In the world of horticulture, there seems to be two kinds of gardeners: gardening nuts and gardening sluts. Guess which I am.
Late last spring, daughter Susy planted in my back yard six tomato plants that she had lovingly raised from seeds. She settled them into their new home with tenderness, mounted tomato cages so they would have plenty of support, and then left them in my care.
Since then, their cages fell over and lots of weeds came up but they’ve produced dozens of tomatoes. Because of our long chilly wet summer, though, not very many would ripen. All of a sudden today, I looked out and hollered. There were RED ones out there.
Susy and I each grabbed a bowl and went out to reap the harvest, But as far as two-thirds of the tomatoes were concerned, they were already being harvested. Slugs of every size and shape were all over the tomatoes. Even baby slugs were porking out big time. It was slug heaven (or hell, depending on your point of view.)
If you’re not from Seattle and have never seen a slug, it is not a pretty sight. A slug is a snail without a shell. A slug is a fat creature who slowly slides along on its belly leaving a trail of slime. A slug is very hard to love. A slug can turn a nice tomato patch into a juicy, slimy shambles. Here’s a glamor shot of one of the gluttonous little creatures.
Now here’s the weird thing. Slugs didn’t show up in Susy’s garden in Bellevue. They all came to my yard instead. This may be because Susy is a true gardener and the slugs respect and fear her. I, on the other hand, am a “starter” gardener for whom the slugs have scorn and contempt. I do well at the initial stage of the growing season, but after that the garden and I strike a laissez faire relationship.
It’s been that way since my childhood.
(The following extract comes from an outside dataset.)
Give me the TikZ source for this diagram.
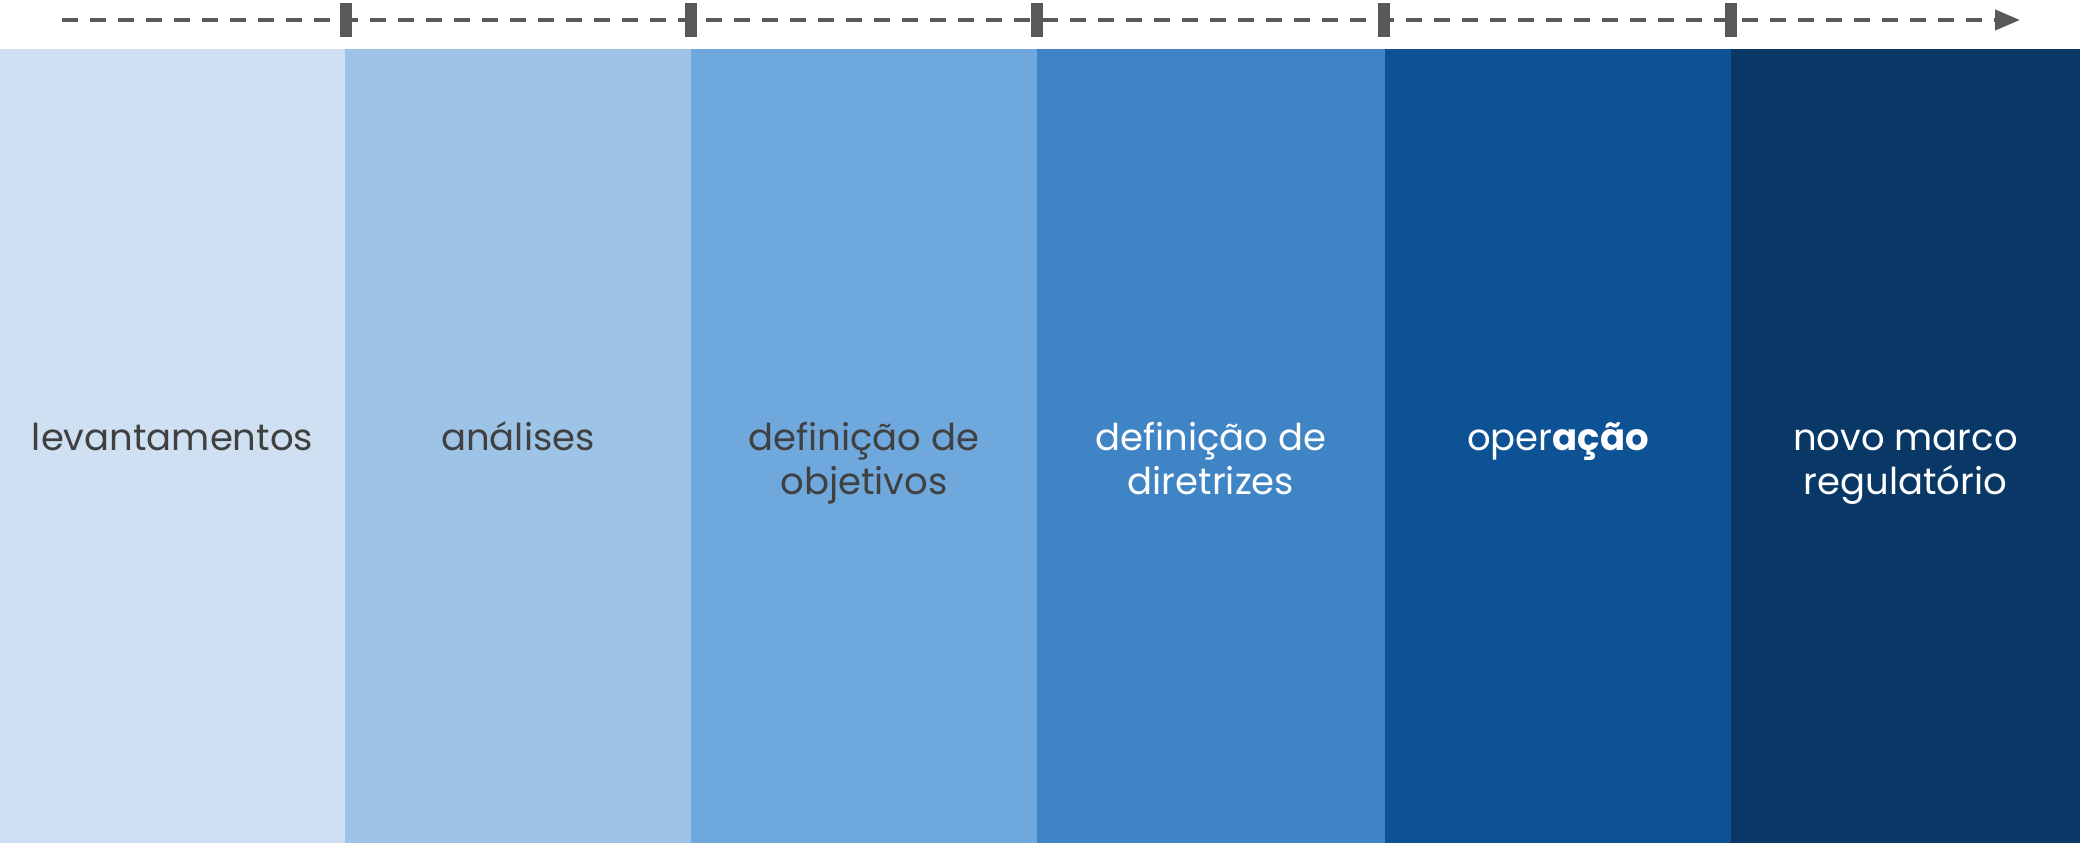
\documentclass[tikz,border=0pt]{standalone}
\usepackage{fontspec}
\setmainfont{Poppins}
\usetikzlibrary{arrows.meta}
\definecolor{faixaA}{HTML}{CFE0F2}
\definecolor{faixaB}{HTML}{9DC3E6}
\definecolor{faixaC}{HTML}{6FA8DC}
\definecolor{faixaD}{HTML}{3F85C6}
\definecolor{faixaE}{HTML}{0D5295}
\definecolor{faixaF}{HTML}{0A3866}
\definecolor{cinza}{HTML}{595959}
\definecolor{textoescuro}{HTML}{404040}
\begin{document}
\begin{tikzpicture}[x=1pt, y=1pt,
		etapa/.style={font=\fontsize{37}{44}\selectfont, align=center, anchor=base, inner sep=0pt},
		linha/.style={draw=cinza, line width=4pt, dash pattern=on 16pt off 12pt, -{Triangle[length=25pt,width=20pt]}},
		marca/.style={draw=none, fill=cinza}]
				\useasboundingbox (0,0) rectangle (2080,843);
				% faixas
				\draw[draw=none, fill=faixaA] (0,0) rectangle (345,794);
				\draw[draw=none, fill=faixaB] (345,0) rectangle (691,794);
				\draw[draw=none, fill=faixaC] (691,0) rectangle (1037,794);
				\draw[draw=none, fill=faixaD] (1037,0) rectangle (1385,794);
				\draw[draw=none, fill=faixaE] (1385,0) rectangle (1731,794);
				\draw[draw=none, fill=faixaF] (1731,0) rectangle (2080,794);
				% linha do tempo
				\coordinate (inicio) at (62,823);
				\coordinate (fim) at (2020,823);
				\draw[linha] (inicio) -- (fim);
				\foreach \x in {346,691,1037,1384,1731} {
					\draw[marca] (\x-6,806) rectangle ++(12,34);
				}
				% etapas (base = ultima linha)
				\node[etapa, text=textoescuro] (lev) at (172.5,392) {levantamentos};
				\node[etapa, text=textoescuro] (ana) at (518,392) {análises};
				\node[etapa, text=textoescuro] (obj) at (864,348) {definição de\\objetivos};
				\node[etapa, text=white] (dir) at (1211,348) {definição de\\diretrizes};
				\node[etapa, text=white] (ope) at (1558,392) {oper\textbf{ação}};
				\node[etapa, text=white] (mar) at (1905.5,348) {novo marco\\regulatório};
			\end{tikzpicture}
\end{document}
During World War II, my sister Joan and I had victory gardens across the street from Fillmore School in Cedar Rapids. My start-up garden was perfection: perfect little seeded rows of carrots, green beans, peas. Artfully surrounding this delightful little patch, I planted a row of nastursiums. It would surely win awards. Without a doubt it would be the best of all the victory gardens. All the kids would be jealous when they compared their puny patch with my plentiful one. I would be able to feed the hungry, maybe send some of my extra produce to the troops.
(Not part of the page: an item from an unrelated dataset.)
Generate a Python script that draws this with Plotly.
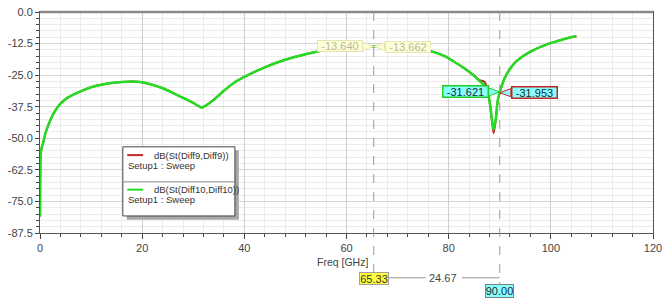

As soon as I finished putting the seeds in, I went home to play with my friends and never again returned to the victory garden. It still seems to me that after I did all that initial work, the least those seeds can do is weed and water themselves.
So how was I to know the tomato plants had been attacked? I just wanted to eat their product, I didn’t want to go out and visit with them every day. I certainly wasn’t interested in developing a meaning relationship with them.
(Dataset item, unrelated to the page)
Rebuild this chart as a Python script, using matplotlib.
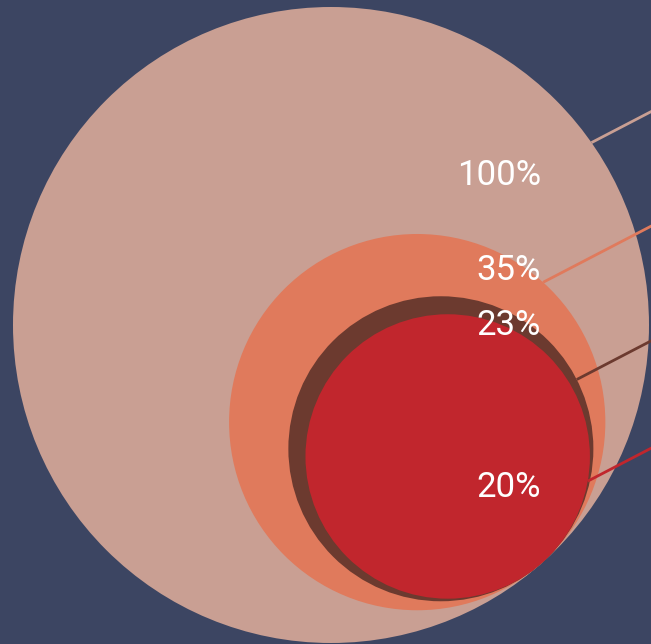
import numpy as np
import matplotlib
matplotlib.use("Agg")
import matplotlib.pyplot as plt
from matplotlib.patches import Circle

# data
labels = ["100%", "35%", "23%", "20%"]
values = [100, 35, 23, 20]
colors = ["#c99f93", "#e07a5c", "#6c3a2f", "#c1262d"]

# layout (pixel space, y down)
W, H = 651, 644
big_center = np.array([331.0, 325.0])
big_r = 318.0
tangent_dir = np.array([0.664, 0.748])
tangent_dir = tangent_dir / np.linalg.norm(tangent_dir)
edge_angles = [-35, -48, -27, 10]   # where each leader line leaves its circle
label_y = [175, 270, 325, 487]
leader_slope = -0.52

fig = plt.figure(figsize=(W / 100, H / 100), dpi=100)
fig.patch.set_facecolor("#3c4562")
ax = fig.add_axes([0, 0, 1, 1])
ax.set_facecolor("#3c4562")
ax.set_xlim(0, W)
ax.set_ylim(H, 0)
ax.set_aspect("equal")
ax.axis("off")

for i, v in enumerate(values):
    r = big_r * np.sqrt(v / values[0])
    c = big_center + (big_r - r) * tangent_dir
    ax.add_patch(Circle(c, r, facecolor=colors[i], edgecolor="none", zorder=i + 1))

    a = np.radians(edge_angles[i])
    x0 = c[0] + r * np.cos(a)
    y0 = c[1] + r * np.sin(a)
    x1 = W + 5
    y1 = y0 + leader_slope * (x1 - x0)
    ax.plot([x0, x1], [y0, y1], color=colors[i], lw=2, zorder=10, solid_capstyle="butt")

for i, lab in enumerate(labels):
    ax.text(541, label_y[i], lab, color="white", fontsize=25, fontfamily="Roboto",
            fontweight="normal", ha="right", va="center", zorder=20)

fig.savefig("out.png", dpi=100, facecolor=fig.get_facecolor())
To tell the truth, I really hate being outdoors. All the things I don’t like are out there: rain, dirt, weeds, hard work, bugs, slugs, creatures that flit from flower to flower and then sting you when you’re not looking, and others that slither along the ground.
But most of all what I don’t like about the outdoors is its lack of central heating. In Seattle, it’s too cold out there, especially for a person like me who shivers indoors all year long. Before I actually got them, I was the only woman I knew who was looking forward to hot flashes.
All this may explain why gardening is not one of my shining achievements. It is Susy’s though. As it is my sister’s. And daughters Teresa and Judy, granddaughter Elizabeth, nephew Tim, and on and on. At least I know I won’t starve.
I continue to be exceedingly proud of my daughter Susy. What a perfect lady she was as she graciously pushed the wheelbarrow full of pounds of tomato sludge to the yard waste container. Restraint and good manners are a sign of good breeding.